Start your journey in this cosmopolitan center, home of the Sazerac cocktail, oysters Rockefeller, and bananas Foster. There are so many icons of the New Orleans restaurant scene, including the 100-plus-year-old Commander's Palace, a beloved favorite of locals and out-of-towners because of chef Tory McPhail's Creole cooking and their 25-cent martinis. The city's location means delicious Gulf seafood is a menu staple. At Pascal's Manale, folks line up for the barbecued shrimp, while at Drago's the charbroiled oysters earn rave reviews. There are plenty of newcomers to the restaurant scene who are worthy of a visit as well, such as Dominique's on Magazine. Chef Dominique Macquet presents French cuisine with ingredients sourced within 100 miles of New Orleans. And you can't leave the city without sampling a signature sandwich. Two great choices are a po-boy from Mahony's Po-Boy Shop and a muffuletta from Central Grocery.

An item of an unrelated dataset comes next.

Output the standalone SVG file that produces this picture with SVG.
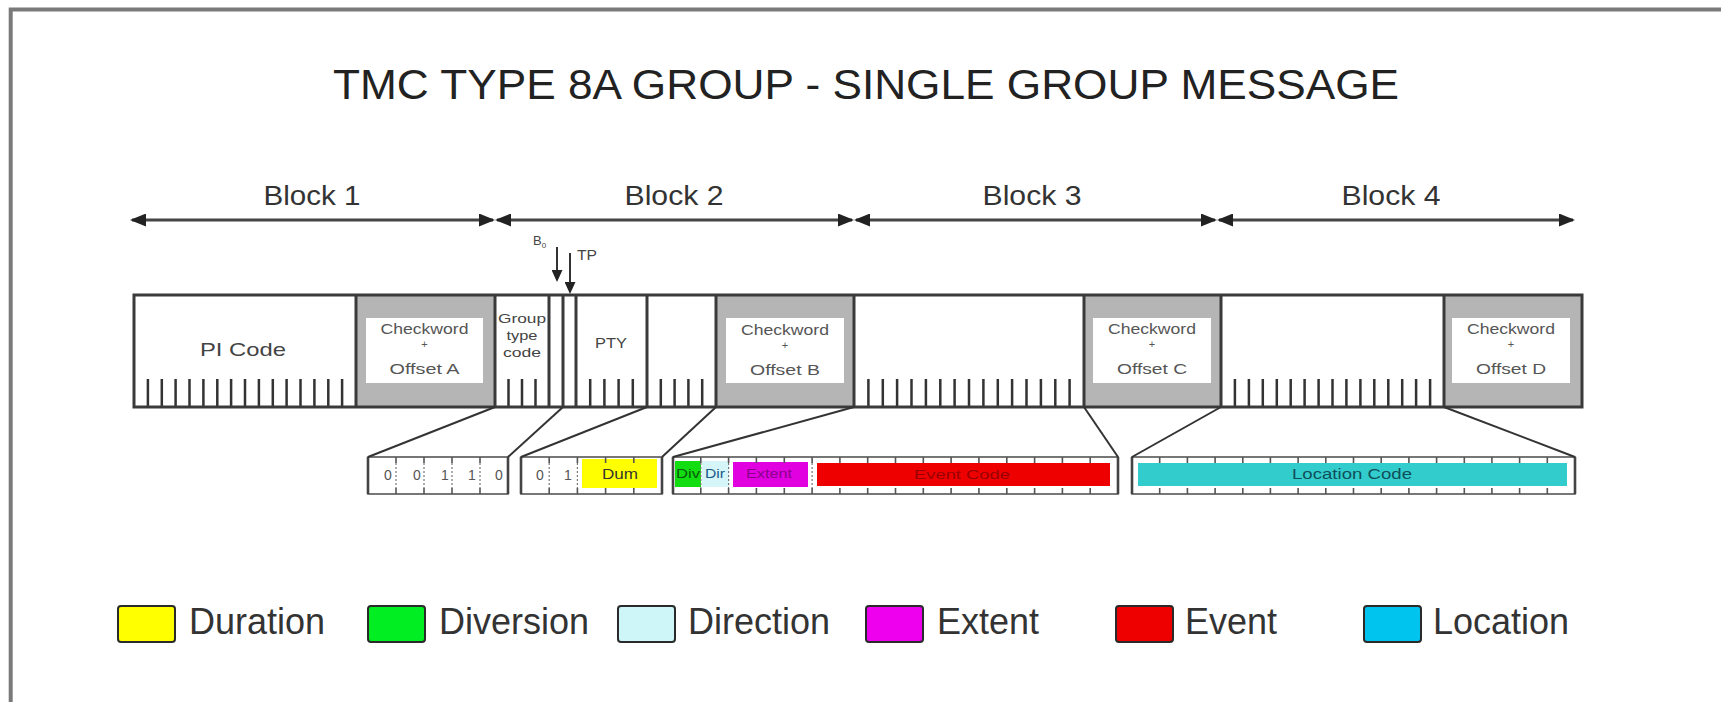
<svg xmlns="http://www.w3.org/2000/svg" width="1721" height="702" viewBox="0 0 1721 702">
<defs>
<style>
text { font-family: "Liberation Sans", Arial, sans-serif; fill: #2a2a2a; }
.title { font-size: 43px; fill: #222; }
.blk { font-size: 28px; fill: #333; text-anchor: middle; }
.cw { font-size: 14px; fill: #555; text-anchor: middle; }
.plus { font-size: 11px; fill: #555; text-anchor: middle; }
.fld { font-size: 14px; fill: #444; text-anchor: middle; }
.bar { fill: #fff; }
.barline { fill: none; stroke: #3a3a3a; stroke-width: 3; }
.gray { fill: #b5b5b5; }
.inner { fill: #fff; }
.tick { stroke: #333; stroke-width: 2.5; fill: none; }
.sep { stroke: #3a3a3a; stroke-width: 3; }
.arrow { stroke: #444; stroke-width: 3; fill: none; }
.darrow { stroke: #333; stroke-width: 2; fill: none; }
.link { stroke: #333; stroke-width: 2; fill: none; }
.bbox { fill: #fff; stroke: #555; stroke-width: 1.6; }
.bedge { stroke: #444; stroke-width: 2.6; }
.btick { stroke: #555; stroke-width: 1.6; fill: none; }
.dot { stroke: #777; stroke-width: 1.2; stroke-dasharray: 2 2; fill: none; }
.bit { font-size: 14px; fill: #555; text-anchor: middle; }
.btxt { font-size: 13px; text-anchor: middle; }
.leg { font-size: 36px; fill: #333; }
.sw { stroke: #2a2a2a; stroke-width: 2; }
</style>
<marker id="ah" viewBox="0 0 16 13" refX="14" refY="6.5" markerWidth="16" markerHeight="13" markerUnits="userSpaceOnUse" orient="auto-start-reverse">
<path d="M0,0 L16,6.5 L0,13 z" fill="#222"/>
</marker>
<marker id="dn" viewBox="0 0 12 11" refX="10" refY="5.5" markerWidth="12" markerHeight="11" markerUnits="userSpaceOnUse" orient="auto">
<path d="M0,0 L12,5.5 L0,11 z" fill="#222"/>
</marker>
</defs>

<rect x="0" y="0" width="1721" height="702" fill="#fff"/>
<g id="frame">
<path d="M10.7,702 V9.5 H1721" fill="none" stroke="#7a7a7a" stroke-width="4"/>
</g>

<g id="title">
<text class="title" x="866" y="99" text-anchor="middle" textLength="1066" lengthAdjust="spacingAndGlyphs">TMC TYPE 8A GROUP - SINGLE GROUP MESSAGE</text>
</g>

<g id="block-labels">
<text id="label-block1" class="blk" x="312" y="205" textLength="97" lengthAdjust="spacingAndGlyphs">Block 1</text>
<text id="label-block2" class="blk" x="674" y="205" textLength="99" lengthAdjust="spacingAndGlyphs">Block 2</text>
<text id="label-block3" class="blk" x="1032" y="205" textLength="99" lengthAdjust="spacingAndGlyphs">Block 3</text>
<text id="label-block4" class="blk" x="1391" y="205" textLength="99" lengthAdjust="spacingAndGlyphs">Block 4</text>
</g>

<g id="bar-background">
<rect class="bar" x="134" y="295" width="1448" height="112"/>
</g>

<g id="pi-code">
<text class="fld" x="243" y="356" style="font-size:19px" textLength="86" lengthAdjust="spacingAndGlyphs">PI Code</text>
<path class="tick" d="M147.9,379V407 M161.8,379V407 M175.6,379V407 M189.5,379V407 M203.4,379V407 M217.3,379V407 M231.1,379V407 M245,379V407 M258.9,379V407 M272.8,379V407 M286.6,379V407 M300.5,379V407 M314.4,379V407 M328.3,379V407 M342.1,379V407"/>
</g>

<g id="checkword-a">
<rect class="gray" x="356" y="295" width="139" height="112"/>
<rect class="inner" x="366" y="318" width="117" height="65"/>
<text class="cw" x="424.5" y="334" textLength="88" lengthAdjust="spacingAndGlyphs">Checkword</text>
<text class="plus" x="424.5" y="348">+</text>
<text class="cw" x="424.5" y="374" textLength="70" lengthAdjust="spacingAndGlyphs">Offset A</text>
</g>

<g id="group-type-code">
<text class="fld" x="522" y="323" style="font-size:13px" textLength="48" lengthAdjust="spacingAndGlyphs">Group</text>
<text class="fld" x="522" y="340" style="font-size:13px" textLength="31" lengthAdjust="spacingAndGlyphs">type</text>
<text class="fld" x="522" y="357" style="font-size:13px" textLength="38" lengthAdjust="spacingAndGlyphs">code</text>
<path class="tick" d="M508.5,379V407 M522,379V407 M535.5,379V407"/>
</g>

<g id="b0-field">
<text x="533" y="245" style="font-size:13px;fill:#444">B<tspan style="font-size:8px" dy="3">0</tspan></text>
</g>

<g id="tp-field">
<text x="577" y="260" style="font-size:14px;fill:#444" textLength="20" lengthAdjust="spacingAndGlyphs">TP</text>
</g>

<g id="pty">
<text class="fld" x="611" y="348" textLength="32" lengthAdjust="spacingAndGlyphs">PTY</text>
<path class="tick" d="M590.2,379V407 M604.4,379V407 M618.6,379V407 M632.8,379V407"/>
</g>

<g id="block2-rest">
<path class="tick" d="M660.8,379V407 M674.6,379V407 M688.4,379V407 M702.2,379V407"/>
</g>

<g id="checkword-b">
<rect class="gray" x="716" y="295" width="138" height="112"/>
<rect class="inner" x="726" y="318" width="118" height="65"/>
<text class="cw" x="785" y="335" textLength="88" lengthAdjust="spacingAndGlyphs">Checkword</text>
<text class="plus" x="785" y="349">+</text>
<text class="cw" x="785" y="375" textLength="70" lengthAdjust="spacingAndGlyphs">Offset B</text>
</g>

<g id="block3-data">
<path class="tick" d="M868.4,379V407 M882.8,379V407 M897.1,379V407 M911.5,379V407 M925.9,379V407 M940.3,379V407 M954.6,379V407 M969,379V407 M983.4,379V407 M997.8,379V407 M1012.1,379V407 M1026.5,379V407 M1040.9,379V407 M1055.3,379V407 M1069.6,379V407"/>
</g>

<g id="checkword-c">
<rect class="gray" x="1084" y="295" width="137" height="112"/>
<rect class="inner" x="1093" y="318" width="118" height="65"/>
<text class="cw" x="1152" y="334" textLength="88" lengthAdjust="spacingAndGlyphs">Checkword</text>
<text class="plus" x="1152" y="348">+</text>
<text class="cw" x="1152" y="374" textLength="70" lengthAdjust="spacingAndGlyphs">Offset C</text>
</g>

<g id="block4-data">
<path class="tick" d="M1234.9,379V407 M1248.9,379V407 M1262.8,379V407 M1276.8,379V407 M1290.7,379V407 M1304.6,379V407 M1318.6,379V407 M1332.5,379V407 M1346.4,379V407 M1360.4,379V407 M1374.3,379V407 M1388.3,379V407 M1402.2,379V407 M1416.1,379V407 M1430.1,379V407"/>
</g>

<g id="checkword-d">
<rect class="gray" x="1444" y="295" width="138" height="112"/>
<rect class="inner" x="1452" y="318" width="118" height="65"/>
<text class="cw" x="1511" y="334" textLength="88" lengthAdjust="spacingAndGlyphs">Checkword</text>
<text class="plus" x="1511" y="348">+</text>
<text class="cw" x="1511" y="374" textLength="70" lengthAdjust="spacingAndGlyphs">Offset D</text>
</g>

<g id="bar-outline">
<path class="sep" d="M356,295V407 M495,295V407 M549,295V407 M563,295V407 M576,295V407 M647,295V407 M716,295V407 M854,295V407 M1084,295V407 M1221,295V407 M1444,295V407"/>
<rect class="barline" x="134" y="295" width="1448" height="112"/>
</g>

<g id="bits-group-type">
<rect class="bbox" x="368" y="457" width="140" height="37"/>
<path class="dot" d="M396,463V488 M424,463V488 M452,463V488 M480,463V488"/>
<path class="btick" d="M396,457V463 M424,457V463 M452,457V463 M480,457V463 M396,488V494 M424,488V494 M452,488V494 M480,488V494"/>
<path class="bedge" d="M368,457V494 M508,457V494"/>
<text class="bit" x="388" y="480">0</text>
<text class="bit" x="417" y="480">0</text>
<text class="bit" x="445" y="480">1</text>
<text class="bit" x="472" y="480">1</text>
<text class="bit" x="499" y="480">0</text>
</g>

<g id="bits-duration">
<rect class="bbox" x="521" y="457" width="141" height="37"/>
<rect x="582" y="459" width="75" height="29" fill="#ffff00"/>
<path class="dot" d="M549.2,463V488 M577.4,463V488"/>
<path class="btick" d="M549.2,457V463 M577.4,457V463 M605.6,457V463 M633.8,457V463 M549.2,488V494 M577.4,488V494 M605.6,488V494 M633.8,488V494"/>
<path class="bedge" d="M521,457V494 M662,457V494"/>
<text class="bit" x="540" y="480">0</text>
<text class="bit" x="568" y="480">1</text>
<text class="btxt" x="620" y="479" style="font-size:15px;fill:#333" textLength="36" lengthAdjust="spacingAndGlyphs">Dum</text>
</g>

<g id="bits-event">
<rect class="bbox" x="673" y="457" width="445" height="37"/>
<rect x="675" y="461" width="26" height="26" fill="#11dd11"/>
<rect x="702" y="461" width="27" height="26" fill="#d6f5f8"/>
<rect x="733" y="462" width="75" height="25" fill="#e000e0"/>
<rect x="817" y="463" width="293" height="23" fill="#ee0000"/>
<path class="dot" d="M700.8,463V488 M728.6,463V488 M812.1,463V488"/>
<path class="btick" d="M700.8,457V463 M728.6,457V463 M756.4,457V463 M784.3,457V463 M812.1,457V463 M839.9,457V463 M867.7,457V463 M895.5,457V463 M923.3,457V463 M951.1,457V463 M978.9,457V463 M1006.8,457V463 M1034.6,457V463 M1062.4,457V463 M1090.2,457V463 M700.8,488V494 M728.6,488V494 M756.4,488V494 M784.3,488V494 M812.1,488V494 M839.9,488V494 M867.7,488V494 M895.5,488V494 M923.3,488V494 M951.1,488V494 M978.9,488V494 M1006.8,488V494 M1034.6,488V494 M1062.4,488V494 M1090.2,488V494"/>
<path class="bedge" d="M673,457V494 M1118,457V494"/>
<text class="btxt" x="688" y="478" style="font-size:12px;fill:#0a5a0a" textLength="24" lengthAdjust="spacingAndGlyphs">Div</text>
<text class="btxt" x="715" y="478" style="font-size:12px;fill:#1a5a8a" textLength="20" lengthAdjust="spacingAndGlyphs">Dir</text>
<text class="btxt" x="769" y="478" style="font-size:12px;fill:#8a008a" textLength="46" lengthAdjust="spacingAndGlyphs">Extent</text>
<text class="btxt" x="962" y="479" style="fill:#9a0000" textLength="96" lengthAdjust="spacingAndGlyphs">Event Code</text>
</g>

<g id="bits-location">
<rect class="bbox" x="1132" y="457" width="443" height="37"/>
<rect x="1138" y="463" width="429" height="23" fill="#33cccc"/>
<path class="btick" d="M1159.7,457V463 M1187.4,457V463 M1215.1,457V463 M1242.8,457V463 M1270.4,457V463 M1298.1,457V463 M1325.8,457V463 M1353.5,457V463 M1381.2,457V463 M1408.9,457V463 M1436.6,457V463 M1464.3,457V463 M1491.9,457V463 M1519.6,457V463 M1547.3,457V463 M1159.7,488V494 M1187.4,488V494 M1215.1,488V494 M1242.8,488V494 M1270.4,488V494 M1298.1,488V494 M1325.8,488V494 M1353.5,488V494 M1381.2,488V494 M1408.9,488V494 M1436.6,488V494 M1464.3,488V494 M1491.9,488V494 M1519.6,488V494 M1547.3,488V494"/>
<path class="bedge" d="M1132,457V494 M1575,457V494"/>
<text class="btxt" x="1352" y="479" style="font-size:14px;fill:#0f4f5a" textLength="120" lengthAdjust="spacingAndGlyphs">Location Code</text>
</g>

<g id="connectors">
<line class="arrow" x1="132" y1="220" x2="493" y2="220" marker-start="url(#ah)" marker-end="url(#ah)"/>
<line class="arrow" x1="497" y1="220" x2="852" y2="220" marker-start="url(#ah)" marker-end="url(#ah)"/>
<line class="arrow" x1="856" y1="220" x2="1215" y2="220" marker-start="url(#ah)" marker-end="url(#ah)"/>
<line class="arrow" x1="1219" y1="220" x2="1573" y2="220" marker-start="url(#ah)" marker-end="url(#ah)"/>
<line class="darrow" x1="557" y1="247" x2="557" y2="280" marker-end="url(#dn)"/>
<line class="darrow" x1="570" y1="253" x2="570" y2="292" marker-end="url(#dn)"/>
<line class="link" x1="495" y1="407" x2="368" y2="457"/>
<line class="link" x1="563" y1="407" x2="508" y2="457"/>
<line class="link" x1="647" y1="407" x2="521" y2="457"/>
<line class="link" x1="716" y1="407" x2="662" y2="457"/>
<line class="link" x1="854" y1="407" x2="673" y2="457"/>
<line class="link" x1="1084" y1="407" x2="1118" y2="457"/>
<line class="link" x1="1221" y1="407" x2="1132" y2="457"/>
<line class="link" x1="1444" y1="407" x2="1575" y2="457"/>
</g>

<g id="legend-duration">
<rect class="sw" x="118" y="606" width="57" height="36" rx="3" fill="#ffff00"/>
<text class="leg" x="189" y="634">Duration</text>
</g>
<g id="legend-diversion">
<rect class="sw" x="368" y="606" width="57" height="36" rx="3" fill="#00ee22"/>
<text class="leg" x="439" y="634">Diversion</text>
</g>
<g id="legend-direction">
<rect class="sw" x="618" y="606" width="57" height="36" rx="3" fill="#cef6f8"/>
<text class="leg" x="688" y="634">Direction</text>
</g>
<g id="legend-extent">
<rect class="sw" x="866" y="606" width="57" height="36" rx="3" fill="#ee00ee"/>
<text class="leg" x="937" y="634">Extent</text>
</g>
<g id="legend-event">
<rect class="sw" x="1116" y="606" width="57" height="36" rx="3" fill="#ee0000"/>
<text class="leg" x="1185" y="634">Event</text>
</g>
<g id="legend-location">
<rect class="sw" x="1364" y="606" width="57" height="36" rx="3" fill="#00c4ee"/>
<text class="leg" x="1433" y="634">Location</text>
</g>
</svg>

Next, make your way to Jefferson Parish for their brand-new Oyster Trail. Many of their local chefs are dishing up special oyster creations, including the scrumptious baked oysters Radosta at Andrea's Restaurant in Metairie. Take time to also explore nearby suburbs like the St. Bernard area nestled along the Gulf Coast where the Spanish culture of the Isleños is celebrated and fresh-caught seafood dishes are served up with Creole and Spanish flair. Seeking some made-from-scratch comfort food? Make a beeline for Rocky and Carlo's in Chalmette. Order their macaroni and cheese and you'll find yourself still talking about it weeks later.
As you explore this trail you’ll find more than good meals. Come and see for yourself why this region and its people have earned a place in the hearts of many.